SQL Server fragmentation
Recently we started shredding “Oslo” daily builds into the “Oslo” Repository. We did this to help with internal development but also to get realistic operational data to validate our design and get realistic traces to use for stress and performance testing. We are learning a lot and have found a major bug that sometimes leads to deadlocks. One of the great pieces of data we now have relates to database fragmentation. So far, the design is holding up and we have only one fragmentation issue to deal with. However, since database fragmentation is a major cause of poor performance I thought a discussion of how to minimize and deal with database fragmentation in SQL Server might be generally useful.
Essentially, three types of fragmentation affect SQL Server:
· File (disk) fragmentation. SQL Server is optimized to access a data file’s logical pages sequentially. File fragmentation means that many logically sequential pages are not physically sequential and time is wasted doing disk seeks.
File fragmentation can be fixed with normal windows defragmentation utilities. File fragmentation is most frequently caused by autogrowing files instead of initially allocating sufficient space. This is why I tend to oppose efforts to initialize the Repository to a small size and then autogrow it. If accounts are setup correctly then fast file initialization means that there is only a minimal setup performance penalty to allocating sufficient space. If autogrow is needed then it should be in large chunks.
Putting log and data files on separate physical disk arrays is a best practice for reliability and performance reasons but it also helps minimize file fragmentation.
· Data file pages that are out-of-order. Because pages are out-of-order, time is wasted doing disk seeks during, say, an index scan and disk caches are not used efficiently. Write performance can also suffer since, typically, the page to update needs to be found.
Out of order pages can be fixed by reorganizing the index with an alter index statement or with a SQL Server maintenance plan. Out of order pages are most frequently caused by poor index key choices relative to insert and delete behavior. For example, an externally generated GUID based key will mean that inserts are at random positions in the index leading to frequent page splits. Since most extents (i.e. 8 contiguous pages) will be filled up, the new page will have to go in another extent and the index pages will be out of order. Natural keys also frequently suffer from this problem since they are inserted out-of-order.

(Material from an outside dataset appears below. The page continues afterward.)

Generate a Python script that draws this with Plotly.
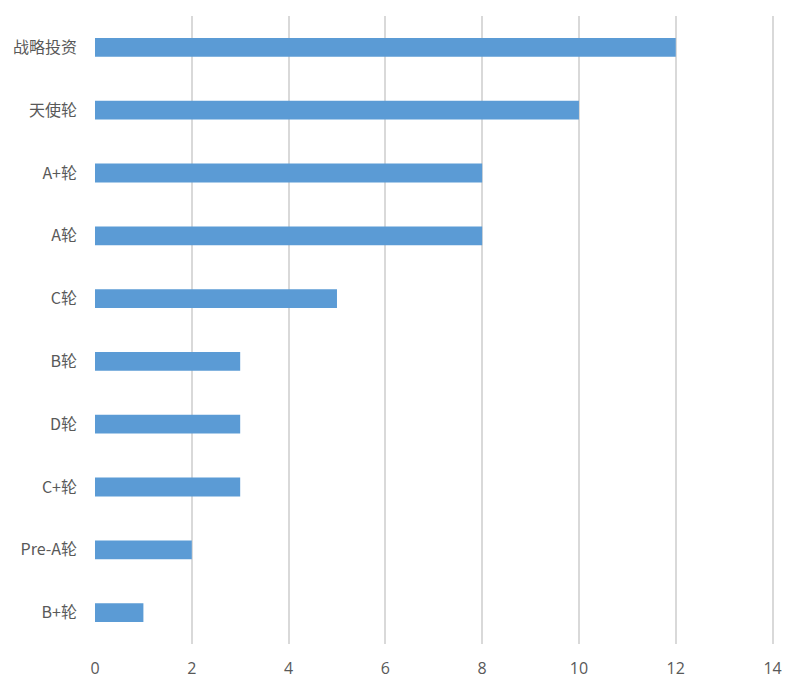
import plotly.graph_objects as go

categories = ["战略投资", "天使轮", "A+轮", "A轮", "C轮", "B轮", "D轮", "C+轮", "Pre-A轮", "B+轮"]
values = [12, 10, 8, 8, 5, 3, 3, 3, 2, 1]
x_ticks = [0, 2, 4, 6, 8, 10, 12, 14]

fig = go.Figure(go.Bar(
    x=values, y=categories, orientation="h",
    marker=dict(color="#5B9BD5", line=dict(width=0)),
    width=0.3,
))

fig.update_layout(
    width=800, height=685,
    margin=dict(l=95, r=26, t=16, b=41),
    plot_bgcolor="white", paper_bgcolor="white",
    font=dict(family="Open Sans, Noto Sans CJK SC, sans-serif", size=15, color="#595959"),
    showlegend=False,
)
fig.update_xaxes(
    range=[0, 14.03], tickvals=x_ticks, showgrid=True, gridcolor="#d9d9d9", gridwidth=1.5,
    zeroline=False, showline=False, ticks="", ticklabelstandoff=13,
    tickfont=dict(size=16), automargin=False,
)
fig.update_yaxes(
    categoryorder="array", categoryarray=categories, autorange="reversed",
    showgrid=False, zeroline=False, showline=False, ticks="", ticklabelstandoff=17,
    tickfont=dict(family="Noto Sans CJK SC, Open Sans, sans-serif", size=16),
    automargin=False,
)

fig.write_html("out.html")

· Data file pages with a lot of free space. Because pages are not full, time is wasted reading more pages than necessary during, say, an index seek or an index scan. Write performance can also suffer since, typically, the page to update needs to be found. However, sometimes partially full pages can improve performance because when data is added to an already full page it will be split which is often expensive. The index fill factor option can be used to fine tune how full an index leaf page is initially. By default, SQL Server fills leaf pages.
Poor page utilization can be fixed by rebuilding the index with an alter index statement or with an SQL Server maintenance plan. Poor page utilization is most frequently caused by poor index key choices relative to insert and delete behavior. For example, an externally generated GUID based key will mean that inserts are at random positions in the index leading to frequent page splits and poor page utilization. Natural keys also frequently suffer from this problem since they are inserted out-of-order.

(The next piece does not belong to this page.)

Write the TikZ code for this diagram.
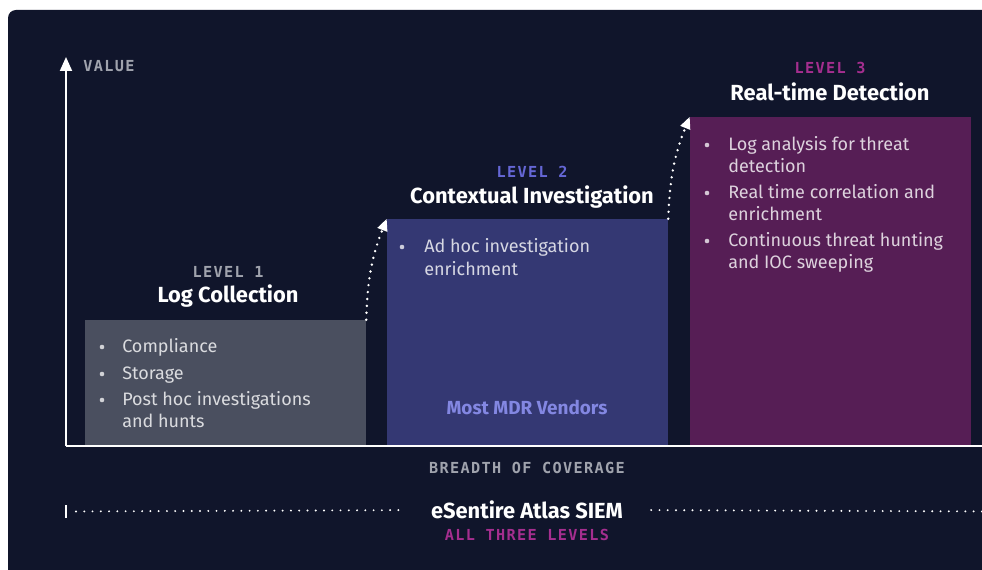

My advice for minimizing page fragmentation, in SQL Server, is to:
1. Understand how SQL Server indexes are structured (see http://msdn.microsoft.com/en-us/library/ms190969.aspx, http://msdn.microsoft.com/en-us/library/ms180978.aspx and http://blogs.msdn.com/sqlserverstorageengine/archive/2006/06/23/644607.aspx).
2. Understand how data will be inserted and deleted and expected data volumes
3. Make sure you database files are sized right and autogrowth is set to a suitable number
4. Try to structure indexes and keys so most inserts will be at the end of the table/index and deletes will be in contiguous chunks. Typically, this means avoiding natural keys and externally allocated GUIDs.
5. Monitor fragmentation
6. Set up a maintenance plan to reorganize/rebuild indexes that are prone to fragmentation
To find any database fragmentation you can run the various Disk Usage reports in the database right click in SSMS. Alternatively, you can use various SQL Server management views and functions. For example:
select S.name as [Schema], O.name as [Object], I.name as [Index],
round(P.avg_fragmentation_in_percent, 1) as [Percentage Out-of-Order],
round(100.0 - P.avg_page_space_used_in_percent, 1) [Percentage Free Space],
P.page_count * 8 [Size (Kb)]
from sys.dm_db_index_physical_stats(db_id(N'DailyBuilds'), null, null, null, N'detailed') as P
inner join sys.objects as O on O.object_id = P.object_id
inner join sys.indexes as I on I.index_id = P.index_id and I.object_id = P.object_id
inner join sys.schemas as S on S.schema_id = O.schema_id
where P.avg_fragmentation_in_percent >= 10 or
P.avg_page_space_used_in_percent <= 80
order by [Schema], [Object], [Index]